Not only do they have a derivative for the convertible debt, but they have two sets of derivatives from the LRS transaction which need to be adjusted for.
1) LRS has a warrant to acquire ECOS shares at a fixed price set today but exercisable in the future. This is a stock derivative under GAAP. They need to value the derivative and record expense or income based on movements in their stock price until the warrants are exercised. In a small cap these valuations are volatile. They should have more expense to record from this warrant.
2) LRS has the right to acquire 5% of the shares of Bio Art for each of the first 8 machines. This is another derivative of equity under GAAP. They need to record expense for the grant of this right and then record income or expense as it moves until the underlying shares are issued.
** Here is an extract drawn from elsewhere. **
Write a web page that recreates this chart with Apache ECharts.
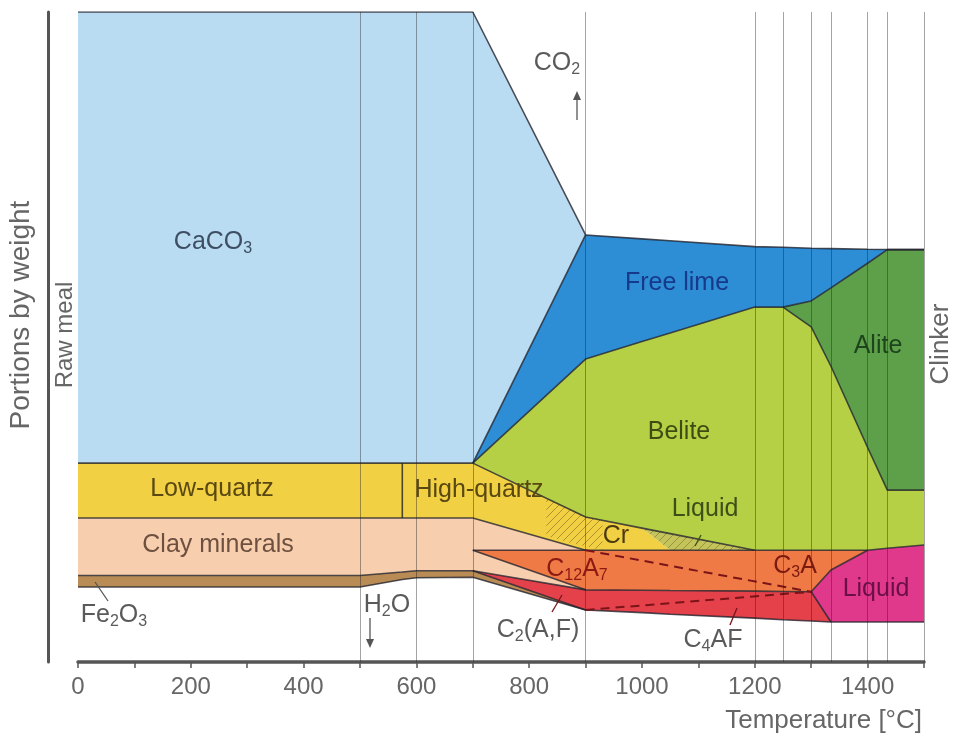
<!DOCTYPE html>
<html><head><meta charset="utf-8">
<script src="https://cdn.jsdelivr.net/npm/echarts@6/dist/echarts.min.js"></script>
<style>html,body{margin:0;padding:0;background:#fff}#c{width:957px;height:737px}</style>
</head><body><div id="c"></div>
<script>
// Temperature breakpoints (°C)
const temps = [0, 500, 575, 600, 700, 900, 1000, 1050, 1200, 1250, 1300, 1335, 1400, 1435, 1500];
// Upper boundary of each phase layer (portion scale 0..100), listed bottom -> top
const bBase      = [11.55, 11.55, 12.7, 12.95, 13.05, 8.0, 7.6, 7.35, 6.75, 6.5, 6.3, 6.15, 6.15, 6.15, 6.15];
const bFe2O3     = [13.3, 13.3, 13.85, 14.05, 14.05, 8.0, 7.6, 7.35, 6.75, 6.5, 6.3, 6.15, 6.15, 6.15, 6.15];
const bC4AF      = [13.3, 13.3, 13.85, 14.05, 14.05, 11.1, 11.05, 11.0, 10.9, 10.85, 10.8, 6.15, 6.15, 6.15, 6.15];
const bLiquidHot = [13.3, 13.3, 13.85, 14.05, 14.05, 11.1, 11.05, 11.0, 10.9, 10.85, 10.8, 14.15, 17.2, 17.5, 18.0];
const bClayLow   = [17.2, 17.2, 17.2, 17.2, 17.2, 11.1, 11.05, 11.0, 10.9, 10.85, 10.8, 14.15, 17.2, 17.5, 18.0];
const bC3A       = [17.2, 17.2, 17.2, 17.2, 17.2, 17.2, 17.2, 17.2, 17.2, 17.2, 17.2, 17.2, 17.2, 17.5, 18.0];
const bClay      = [22.15, 22.15, 22.15, 22.15, 22.15, 17.2, 17.2, 17.2, 17.2, 17.2, 17.2, 17.2, 17.2, 17.5, 18.0];
const bQuartz    = [30.6, 30.6, 30.6, 30.6, 30.6, 22.3, 20.6, 17.2, 17.2, 17.2, 17.2, 17.2, 17.2, 17.5, 18.0];
const bLiquidCr  = [30.6, 30.6, 30.6, 30.6, 30.6, 22.3, 20.6, 19.75, 17.2, 17.2, 17.2, 17.2, 17.2, 17.5, 18.0];
const bBelite    = [30.6, 30.6, 30.6, 30.6, 30.6, 46.6, 49.3, 50.6, 54.6, 54.6, 51.55, 45.5, 33.0, 26.45, 26.45];
const bAlite     = [30.6, 30.6, 30.6, 30.6, 30.6, 46.6, 49.3, 50.6, 54.6, 54.6, 55.55, 57.55, 61.35, 63.45, 63.45];
const bFreeLime  = [30.6, 30.6, 30.6, 30.6, 30.6, 65.7, 65.1, 64.8, 63.9, 63.8, 63.65, 63.6, 63.5, 63.45, 63.45];
const bCaCO3     = [100, 100, 100, 100, 100, 65.7, 65.1, 64.8, 63.9, 63.8, 63.65, 63.6, 63.5, 63.45, 63.45];
// Hatched cristobalite transition zone (temperatures, lower/upper boundaries)
const crHatchTemps = [830, 870, 930];
const crHatchLower = [19.4, 18.4, 17.2];
const crHatchUpper = [25.3, 23.9, 21.8];
// Dashed transition lines (C12A7 -> C3A, C2(A,F) -> C4AF)
const dashC3A  = [[900, 17.2], [1300, 10.8]];
const dashC4AF = [[900, 8.0], [1300, 10.8]];
// Low/high quartz transition temperature
const quartzTransition = 575;
// Vertical guide temperatures
const guideTemps = [500, 600, 700, 900, 1200, 1250, 1300, 1335, 1400, 1435, 1500];
// Tick labels
const xTickLabels = [0, 200, 400, 600, 800, 1000, 1200, 1400];

function hatch(bg, line) {
  const c = document.createElement('canvas'); c.width = 8; c.height = 8;
  const g = c.getContext('2d'); g.fillStyle = bg; g.fillRect(0, 0, 8, 8);
  g.strokeStyle = line; g.lineWidth = 1; g.beginPath();
  g.moveTo(0, 8); g.lineTo(8, 0); g.moveTo(-2, 2); g.lineTo(2, -2); g.moveTo(6, 10); g.lineTo(10, 6);
  g.stroke(); return c;
}

// Phase regions: filled between a lower and an upper boundary (drawn in order)
const layers = [
  { name: 'Fe2O3', t: temps, lower: bBase, upper: bFe2O3, color: '#b98c55' },
  { name: 'C2(A,F) / C4AF', t: temps, lower: bFe2O3, upper: bC4AF, color: '#e4414b' },
  { name: 'Liquid (melt)', t: temps, lower: bC4AF, upper: bLiquidHot, color: '#e0388b' },
  { name: 'Clay minerals', t: temps, lower: bLiquidHot, upper: bClay, color: '#f8cfae' },
  { name: 'C12A7 / C3A', t: temps, lower: bClayLow, upper: bC3A, color: '#f07a46' },
  { name: 'Quartz / Cr', t: temps, lower: bClay, upper: bQuartz, color: '#f1d044' },
  { name: 'Cr hatch', t: crHatchTemps, lower: crHatchLower, upper: crHatchUpper, color: { image: hatch('#f1d044', 'rgba(120,95,20,0.55)'), repeat: 'repeat' } },
  { name: 'Liquid', t: temps, lower: bQuartz, upper: bLiquidCr, color: { image: hatch('#c4c45a', 'rgba(110,110,40,0.55)'), repeat: 'repeat' } },
  { name: 'Belite', t: temps, lower: bLiquidCr, upper: bBelite, color: '#b6d046' },
  { name: 'Alite', t: temps, lower: bBelite, upper: bAlite, color: '#5e9f4a' },
  { name: 'Free lime', t: temps, lower: bAlite, upper: bFreeLime, color: '#2d8dd5' },
  { name: 'CaCO3', t: temps, lower: bFreeLime, upper: bCaCO3, color: '#badcf2' }
];

const series = [{
  type: 'custom', silent: true, z: 1, clip: true,
  data: layers.map((L, i) => [0, 0, i]),
  encode: { x: 0, y: 1 },
  renderItem: function (params, api) {
    const L = layers[params.dataIndex];
    const pts = [];
    L.t.forEach((t, i) => pts.push(api.coord([t, L.upper[i]])));
    for (let i = L.t.length - 1; i >= 0; i--) pts.push(api.coord([L.t[i], L.lower[i]]));
    return { type: 'polygon', shape: { points: pts }, style: { fill: L.color, stroke: null } };
  }
}];

const borderColor = 'rgba(35,35,45,0.8)';
const borders = [
  [bBase, 0, 1500], [bFe2O3, 0, 900], [bC4AF, 700, 1335], [bLiquidHot, 1300, 1500],
  [bClayLow, 700, 900], [bC3A, 700, 1400], [bClay, 0, 900], [bLiquidCr, 0, 1200],
  [bBelite, 700, 1500], [bAlite, 1250, 1500], [bFreeLime, 700, 1500], [bCaCO3, 0, 900]
];
borders.forEach((b, k) => {
  series.push({
    type: 'line', symbol: 'none', silent: true, z: 3,
    lineStyle: { color: borderColor, width: 1.6 },
    data: temps.map((t, i) => [t, b[0][i]]).filter(p => p[0] >= b[1] && p[0] <= b[2]),
    markLine: k === 0 ? {
      silent: true, symbol: ['none', 'none'], label: { show: false }, animation: false,
      lineStyle: { color: 'rgba(30,30,30,0.45)', width: 0.9, type: 'solid' },
      data: guideTemps.map(t => ({ xAxis: t }))
    } : undefined
  });
});
const qi = temps.indexOf(quartzTransition);
series.push({
  type: 'line', symbol: 'none', silent: true, z: 3, lineStyle: { color: borderColor, width: 1.6 },
  data: [[quartzTransition, bClay[qi]], [quartzTransition, bQuartz[qi]]]
});
[dashC3A, dashC4AF].forEach(d => series.push({
  type: 'line', symbol: 'none', silent: true, z: 4,
  lineStyle: { color: '#7a1418', width: 2, type: [9, 6] }, data: d
}));

const FF = '"Liberation Sans", Arial, sans-serif';
function txt(x, y, main, color, size, rot) {
  const s = size || 25;
  return {
    type: 'text', x: x, y: y, rotation: rot || 0, z: 10, silent: true,
    style: {
      text: main, fill: color, fontFamily: FF, fontSize: s,
      align: 'center', verticalAlign: 'middle',
      rich: {
        m: { fontSize: s, fontFamily: FF, fill: color, lineHeight: s + 2, verticalAlign: 'top' },
        s: { fontSize: Math.round(s * 0.62), fontFamily: FF, fill: color, lineHeight: 18, verticalAlign: 'bottom' }
      }
    }
  };
}
const line = (x1, y1, x2, y2, c, w) => ({ type: 'line', z: 10, silent: true, shape: { x1, y1, x2, y2 }, style: { stroke: c || '#555', lineWidth: w || 1.3 } });
const tri = (pts, c) => ({ type: 'polygon', z: 10, silent: true, shape: { points: pts }, style: { fill: c || '#555' } });

const graphics = [
  txt(213, 243, '{m|CaCO}{s|3}', '#3d4e63'),
  txt(677, 284, '{m|Free lime}', '#17398a'),
  txt(878, 347, '{m|Alite}', '#1d451d'),
  txt(679, 433, '{m|Belite}', '#3e4b12'),
  txt(212, 490, '{m|Low-quartz}', '#5a4812'),
  txt(479, 491, '{m|High-quartz}', '#5a4812'),
  txt(616, 537, '{m|Cr}', '#4a3a10'),
  txt(705, 510, '{m|Liquid}', '#3c4f18'),
  txt(218, 546, '{m|Clay minerals}', '#6e5040'),
  txt(577, 570, '{m|C}{s|12}{m|A}{s|7}', '#8a1a12'),
  txt(795, 567, '{m|C}{s|3}{m|A}', '#7a1a10'),
  txt(876, 590, '{m|Liquid}', '#6a0f4a'),
  txt(114, 616, '{m|Fe}{s|2}{m|O}{s|3}', '#5a5a5a'),
  txt(387, 606, '{m|H}{s|2}{m|O}', '#5a5a5a'),
  txt(538, 631, '{m|C}{s|2}{m|(A,F)}', '#5a5a5a'),
  txt(713, 641, '{m|C}{s|4}{m|AF}', '#5a5a5a'),
  txt(557, 64, '{m|CO}{s|2}', '#5a5a5a'),
  txt(22, 315, '{m|Portions by weight}', '#666', 28, Math.PI / 2),
  txt(66, 335, '{m|Raw meal}', '#666', 24, Math.PI / 2),
  txt(942, 344, '{m|Clinker}', '#666', 26, Math.PI / 2),
  { type: 'text', x: 922, y: 721, z: 10, silent: true, style: { text: 'Temperature [°C]', fill: '#666', fontFamily: FF, fontSize: 26, align: 'right', verticalAlign: 'middle' } },
  line(95, 582, 108, 601),
  line(701, 535, 695, 546, '#3c4f18'),
  line(562, 595, 552, 612, '#7a1418'),
  line(737, 608, 730, 625, '#7a1418'),
  line(370, 618, 370, 640), tri([[366, 639], [374, 639], [370, 648]]),
  line(577, 120, 577, 99), tri([[573, 100], [581, 100], [577, 91]])
];

const chart = echarts.init(document.getElementById('c'), null, { renderer: 'canvas' });
chart.setOption({
  animation: false,
  backgroundColor: '#fff',
  grid: { left: 78, right: 33, top: 12, bottom: 75 },
  xAxis: {
    type: 'value', min: 0, max: 1500, interval: 100,
    axisLine: { onZero: false, lineStyle: { color: '#555', width: 3.5 } },
    axisTick: { show: true, length: 6, lineStyle: { color: '#555', width: 1.5 } },
    axisLabel: { color: '#666', fontSize: 24, fontFamily: FF, margin: 13,
      formatter: v => (xTickLabels.indexOf(v) >= 0 ? String(v) : '') },
    splitLine: { show: false }
  },
  yAxis: {
    type: 'value', min: 0, max: 100, offset: 30,
    axisLine: { show: true, onZero: false, lineStyle: { color: '#555', width: 3 } },
    axisTick: { show: false }, axisLabel: { show: false }, splitLine: { show: false }
  },
  series: series,
  graphic: graphics
});
</script></body></html>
3) Finally, when they formed the Bio Art JV they should have consolidated Bio Art into their financials. Since Bio Art had limited operations in 2016, the consolidation impacts disclosure more than numbers. In 2017 the consolidation of Bio Art will impact earnings and minority interest.

Derivatives area favorite subject of the SEC right now. I am not surprised that this is taking time more to get done.